▶ Do this
From the very first line of the data to the line containing "Chart.register(...registerables);", retype everything exactly, leaving the pictures behind.

▶ Data lines
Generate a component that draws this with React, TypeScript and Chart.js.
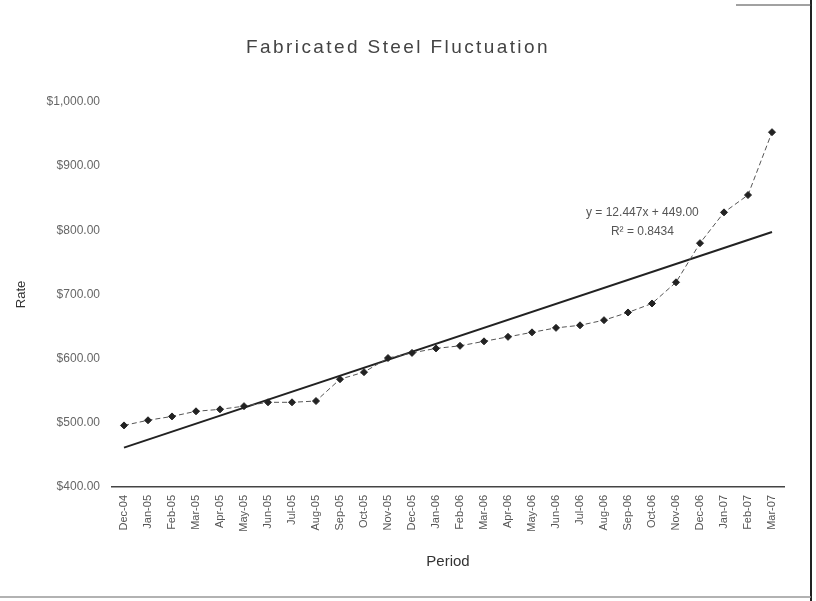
import React, { useEffect, useRef } from "react";
import { Chart, registerables } from "chart.js";

Chart.register(...registerables);

const TITLE = "Fabricated Steel Fluctuation";
const X_TITLE = "Period";
const Y_TITLE = "Rate";

const PERIODS = [
  "Dec-04", "Jan-05", "Feb-05", "Mar-05", "Apr-05", "May-05", "Jun-05",
  "Jul-05", "Aug-05", "Sep-05", "Oct-05", "Nov-05", "Dec-05", "Jan-06",
  "Feb-06", "Mar-06", "Apr-06", "May-06", "Jun-06", "Jul-06", "Aug-06",
  "Sep-06", "Oct-06", "Nov-06", "Dec-06", "Jan-07", "Feb-07", "Mar-07",
];

const RATES = [
  496, 504, 510, 518, 521, 526, 532, 532, 534, 568, 579, 601, 609, 616,
  620, 627, 634, 641, 648, 652, 660, 672, 686, 719, 780, 828, 855, 953,
];

// linear trendline end values (first and last period)
const TREND_ENDS = [461.4, 797.5];

const EQUATION_LINES = ["y = 12.447x + 449.00", "R² = 0.8434"];
const EQUATION_ANCHOR = { index: 21.6, value: 827 };

const Y_MIN = 400;
const Y_MAX = 1000;
const Y_STEP = 100;

function money(v: number): string {
  const fixed = v.toFixed(2);
  const [intPart, dec] = fixed.split(".");
  const withCommas = intPart.replace(/\B(?=(\d{3})+(?!\d))/g, ",");
  return "$" + withCommas + "." + dec;
}

const FONT = "'Liberation Sans', Arial, sans-serif";

export default function App() {
  const ref = useRef<HTMLCanvasElement | null>(null);

  useEffect(() => {
    if (!ref.current) return;

    const trendData: (number | null)[] = PERIODS.map(() => null);
    trendData[0] = TREND_ENDS[0];
    trendData[trendData.length - 1] = TREND_ENDS[1];

    const titlePlugin = {
      id: "wideTitle",
      afterDraw(chart: any) {
        const ctx = chart.ctx;
        ctx.save();
        ctx.fillStyle = "#444";
        ctx.font = `19px ${FONT}`;
        try {
          (ctx as any).letterSpacing = "2.4px";
        } catch (e) {}
        ctx.textAlign = "center";
        ctx.textBaseline = "middle";
        ctx.fillText(TITLE, chart.width / 2 - 10, 48);
        ctx.restore();
      },
    };

    const equationPlugin = {
      id: "equationText",
      afterDatasetsDraw(chart: any) {
        const ctx = chart.ctx;
        const xs = chart.scales.x;
        const ys = chart.scales.y;
        const x = xs.getPixelForValue(EQUATION_ANCHOR.index);
        const y = ys.getPixelForValue(EQUATION_ANCHOR.value);
        ctx.save();
        ctx.fillStyle = "#555";
        ctx.font = `12px ${FONT}`;
        ctx.textAlign = "center";
        ctx.textBaseline = "middle";
        EQUATION_LINES.forEach((line, i) => {
          ctx.fillText(line, x, y + i * 19);
        });
        ctx.restore();
      },
    };

    const framePlugin = {
      id: "frame",
      afterDraw(chart: any) {
        const ctx = chart.ctx;
        const w = chart.width;
        const h = chart.height;
        ctx.save();
        ctx.strokeStyle = "#222";
        ctx.lineWidth = 2;
        ctx.beginPath();
        ctx.moveTo(w - 5, 0);
        ctx.lineTo(w - 5, h);
        ctx.stroke();
        ctx.strokeStyle = "#999";
        ctx.lineWidth = 1.5;
        ctx.beginPath();
        ctx.moveTo(0, h - 4);
        ctx.lineTo(w - 5, h - 4);
        ctx.stroke();
        ctx.strokeStyle = "#444";
        ctx.lineWidth = 1;
        ctx.beginPath();
        ctx.moveTo(w - 80, 5);
        ctx.lineTo(w - 5, 5);
        ctx.stroke();
        ctx.restore();
      },
    };

    const chart = new Chart(ref.current, {
      type: "line",
      data: {
        labels: PERIODS,
        datasets: [
          {
            label: "Rate",
            data: RATES,
            borderColor: "#555",
            borderWidth: 1,
            borderDash: [5, 3],
            pointStyle: "rectRot",
            pointRadius: 3.5,
            pointBackgroundColor: "#222",
            pointBorderColor: "#222",
            tension: 0,
          },
          {
            label: "Linear (Rate)",
            data: trendData,
            spanGaps: true,
            borderColor: "#222",
            borderWidth: 2,
            pointRadius: 0,
            tension: 0,
          },
        ],
      },
      options: {
        animation: false,
        responsive: false,
        maintainAspectRatio: false,
        layout: { padding: { left: 10, right: 32, top: 102, bottom: 26 } },
        plugins: {
          legend: { display: false },
          tooltip: { enabled: false },
          title: { display: false },
        },
        scales: {
          x: {
            offset: true,
            grid: { display: false, drawTicks: false },
            border: { display: true, color: "#444", width: 1.5 },
            ticks: {
              color: "#555",
              font: { family: FONT, size: 11 },
              minRotation: 90,
              maxRotation: 90,
              autoSkip: false,
              padding: 8,
            },
            title: {
              display: true,
              text: X_TITLE,
              color: "#333",
              font: { family: FONT, size: 15 },
            },
            afterFit(scale: any) {
              scale.height = 88;
            },
          },
          y: {
            min: Y_MIN,
            max: Y_MAX,
            grid: { display: false, drawTicks: false },
            border: { display: false },
            ticks: {
              stepSize: Y_STEP,
              color: "#666",
              font: { family: FONT, size: 12 },
              padding: 12,
              callback: (v: any) => money(Number(v)),
            },
            title: {
              display: true,
              text: Y_TITLE,
              color: "#333",
              font: { family: FONT, size: 13 },
            },
            afterFit(scale: any) {
              scale.width = 102;
            },
          },
        },
      },
      plugins: [titlePlugin, equationPlugin, framePlugin],
    });

    return () => chart.destroy();
  }, []);

  return (
    <div
      style={{
        position: "fixed",
        left: 0,
        top: 0,
        width: 816,
        height: 601,
        background: "#fff",
      }}
    >
      <canvas ref={ref} width={816} height={601} style={{ width: 816, height: 601 }} />
    </div>
  );
}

▶ Finished answer
Generate a component that draws this with React, TypeScript and Chart.js.
import React, { useEffect, useRef } from "react";
import { Chart, registerables } from "chart.js";

Chart.register(...registerables);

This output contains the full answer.